Direction:
Nothing after the line with "const canvasRef = useRef<HTMLCanvasElement" belongs in the copy; extract the lines below from the top through that line, pictures left out.

Collected data:
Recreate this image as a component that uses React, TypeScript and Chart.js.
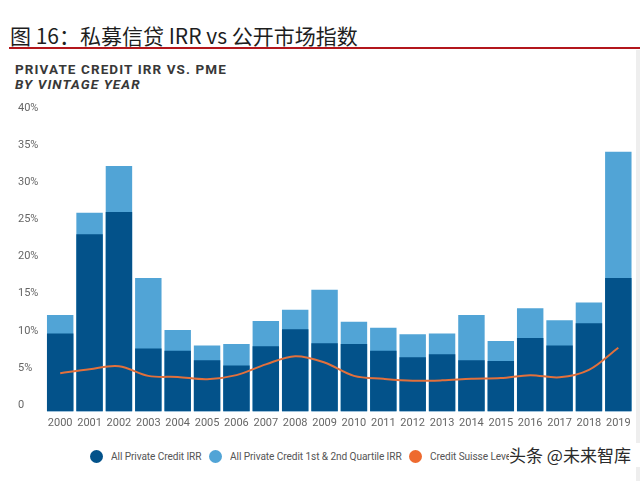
import React, { useEffect, useRef } from "react";
import { Chart, registerables } from "chart.js";

Chart.register(...registerables);

const titleText = "图 16：私募信贷 IRR vs 公开市场指数";
const subtitleLine1 = "PRIVATE CREDIT IRR VS. PME";
const subtitleLine2 = "BY VINTAGE YEAR";
const watermarkText = "头条 @未来智库";

const years = [
  "2000", "2001", "2002", "2003", "2004", "2005", "2006", "2007", "2008", "2009",
  "2010", "2011", "2012", "2013", "2014", "2015", "2016", "2017", "2018", "2019",
];

const allPrivateCreditIRR = [
  10.5, 23.9, 26.9, 8.5, 8.2, 6.9, 6.2, 8.8, 11.1, 9.2,
  9.1, 8.2, 7.3, 7.7, 6.9, 6.8, 9.9, 8.9, 11.9, 18.0,
];

const topHalfQuartileIRR = [
  13.0, 26.8, 33.1, 18.0, 11.0, 8.9, 9.1, 12.2, 13.7, 16.4,
  12.1, 11.3, 10.4, 10.5, 13.0, 9.5, 13.9, 12.3, 14.7, 35.0,
];

const leveragedLoanIndex = [
  5.15, 5.7, 6.1, 4.8, 4.65, 4.35, 4.9, 6.35, 7.45, 6.6,
  4.8, 4.4, 4.15, 4.2, 4.4, 4.5, 4.9, 4.6, 5.6, 8.6,
];

const seriesLabels = [
  "All Private Credit IRR",
  "All Private Credit 1st & 2nd Quartile IRR",
  "Credit Suisse Leveraged Loan Index",
];
const seriesColors = ["#03528A", "#51A4D6", "#EE6A2F"];
const lineColor = "#E2703C";

const yMin = 0;
const yMax = 40;
const yStep = 5;

const legendPositions = [91, 210, 410];

export default function App() {
  const canvasRef = useRef<HTMLCanvasElement | null>(null);

  useEffect(() => {
    document.body.style.margin = "0";
    const canvas = canvasRef.current;
    if (!canvas) return;
    const chart = new Chart(canvas, {
      type: "bar",
      data: {
        labels: years,
        datasets: [
          {
            type: "line",
            label: seriesLabels[2],
            data: leveragedLoanIndex,
            borderColor: lineColor,
            borderWidth: 2,
            pointRadius: 0,
            tension: 0.35,
            fill: false,
            order: 0,
          } as any,
          {
            type: "bar",
            label: seriesLabels[0],
            data: allPrivateCreditIRR,
            backgroundColor: seriesColors[0],
            grouped: false,
            barPercentage: 0.9,
            categoryPercentage: 1,
            order: 1,
          },
          {
            type: "bar",
            label: seriesLabels[1],
            data: topHalfQuartileIRR,
            backgroundColor: seriesColors[1],
            grouped: false,
            barPercentage: 0.9,
            categoryPercentage: 1,
            order: 2,
          },
        ],
      },
      options: {
        animation: false,
        responsive: true,
        maintainAspectRatio: false,
        layout: { padding: { left: 18, right: 7, top: 19.7, bottom: 0 } },
        plugins: {
          legend: { display: false },
          tooltip: { enabled: false },
        },
        scales: {
          x: {
            grid: { display: false, drawTicks: false },
            border: { display: false },
            ticks: {
              color: "#666",
              font: { family: "Roboto", size: 11 },
              padding: 5,
              maxRotation: 0,
              autoSkip: false,
            },
            afterFit: (scale: any) => {
              scale.height = 23.5;
            },
          },
          y: {
            min: yMin,
            max: yMax,
            grid: { display: false, drawTicks: false },
            border: { display: false },
            ticks: {
              stepSize: yStep,
              color: "#666",
              font: { family: "Roboto", size: 11 },
              crossAlign: "far",
              labelOffset: -6.5,
              callback: (v: any) => (Number(v) === 0 ? "0" : `${v}%`),
            },
            afterFit: (scale: any) => {
              scale.width = 27.5;
            },
          },
        },
      },
    });
    return () => chart.destroy();
  }, []);

  return (
    <div
      style={{
        position: "absolute",
        left: 0,
        top: 0,
        width: 640,
        height: 481,
        background: "#fff",
        overflow: "hidden",
        fontFamily: "Roboto, 'Noto Sans CJK SC', sans-serif",
      }}
    >
      <div
        style={{
          position: "absolute",
          left: 10,
          top: 21,
          fontFamily: "'Noto Sans CJK SC', sans-serif",
          fontSize: 21,
          lineHeight: "28px",
          color: "#1e1e1e",
          whiteSpace: "nowrap",
        }}
      >
        {titleText}
      </div>
      <div
        style={{
          position: "absolute",
          left: 9,
          top: 47,
          width: 631,
          height: 2,
          background: "#B3171C",
        }}
      />
      <div
        style={{
          position: "absolute",
          left: 15,
          top: 61,
          fontSize: 13.5,
          fontWeight: 700,
          letterSpacing: 1.1,
          lineHeight: "16px",
          color: "#383838",
          whiteSpace: "nowrap",
        }}
      >
        {subtitleLine1}
      </div>
      <div
        style={{
          position: "absolute",
          left: 15,
          top: 75.5,
          fontSize: 13.5,
          fontWeight: 700,
          fontStyle: "italic",
          letterSpacing: 1.1,
          lineHeight: "16px",
          color: "#383838",
          whiteSpace: "nowrap",
        }}
      >
        {subtitleLine2}
      </div>
      <div
        style={{
          position: "absolute",
          left: 636,
          top: 50,
          width: 4,
          height: 431,
          background: "#eeeeee",
        }}
      />
      <div style={{ position: "absolute", left: 0, top: 95, width: 640, height: 340 }}>
        <canvas ref={canvasRef} />
      </div>
      {seriesLabels.map((label, i) => (
        <div
          key={label}
          style={{
            position: "absolute",
            left: legendPositions[i] - 1,
            top: 448,
            height: 16,
            display: "flex",
            alignItems: "center",
            whiteSpace: "nowrap",
          }}
        >
          <span
            style={{
              display: "inline-block",
              width: 13,
              height: 13,
              borderRadius: "50%",
              background: seriesColors[i],
              marginRight: 8,
            }}
          />
          <span
            style={{
              fontSize: 11.5,
              color: "#555",
              letterSpacing: -0.1,
              display: "inline-block",
              transform: "scaleX(0.88)",
              transformOrigin: "left center",
            }}
          >
            {label}
          </span>
        </div>
      ))}
      <div
        style={{
          position: "absolute",
          left: 509,
          top: 443,
          height: 24,
          lineHeight: "24px",
          paddingRight: 12,
          background: "#fff",
          fontFamily: "'Noto Sans CJK SC', sans-serif",
          fontSize: 17,
          color: "#2a2a2a",
          whiteSpace: "nowrap",
        }}
      >
        {watermarkText}
      </div>
    </div>
  );
}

Task response:
Recreate this image as a component that uses React, TypeScript and Chart.js.
import React, { useEffect, useRef } from "react";
import { Chart, registerables } from "chart.js";

Chart.register(...registerables);

const titleText = "图 16：私募信贷 IRR vs 公开市场指数";
const subtitleLine1 = "PRIVATE CREDIT IRR VS. PME";
const subtitleLine2 = "BY VINTAGE YEAR";
const watermarkText = "头条 @未来智库";

const years = [
  "2000", "2001", "2002", "2003", "2004", "2005", "2006", "2007", "2008", "2009",
  "2010", "2011", "2012", "2013", "2014", "2015", "2016", "2017", "2018", "2019",
];

const allPrivateCreditIRR = [
  10.5, 23.9, 26.9, 8.5, 8.2, 6.9, 6.2, 8.8, 11.1, 9.2,
  9.1, 8.2, 7.3, 7.7, 6.9, 6.8, 9.9, 8.9, 11.9, 18.0,
];

const topHalfQuartileIRR = [
  13.0, 26.8, 33.1, 18.0, 11.0, 8.9, 9.1, 12.2, 13.7, 16.4,
  12.1, 11.3, 10.4, 10.5, 13.0, 9.5, 13.9, 12.3, 14.7, 35.0,
];

const leveragedLoanIndex = [
  5.15, 5.7, 6.1, 4.8, 4.65, 4.35, 4.9, 6.35, 7.45, 6.6,
  4.8, 4.4, 4.15, 4.2, 4.4, 4.5, 4.9, 4.6, 5.6, 8.6,
];

const seriesLabels = [
  "All Private Credit IRR",
  "All Private Credit 1st & 2nd Quartile IRR",
  "Credit Suisse Leveraged Loan Index",
];
const seriesColors = ["#03528A", "#51A4D6", "#EE6A2F"];
const lineColor = "#E2703C";

const yMin = 0;
const yMax = 40;
const yStep = 5;

const legendPositions = [91, 210, 410];

export default function App() {
  const canvasRef = useRef<HTMLCanvasElement | null>(null);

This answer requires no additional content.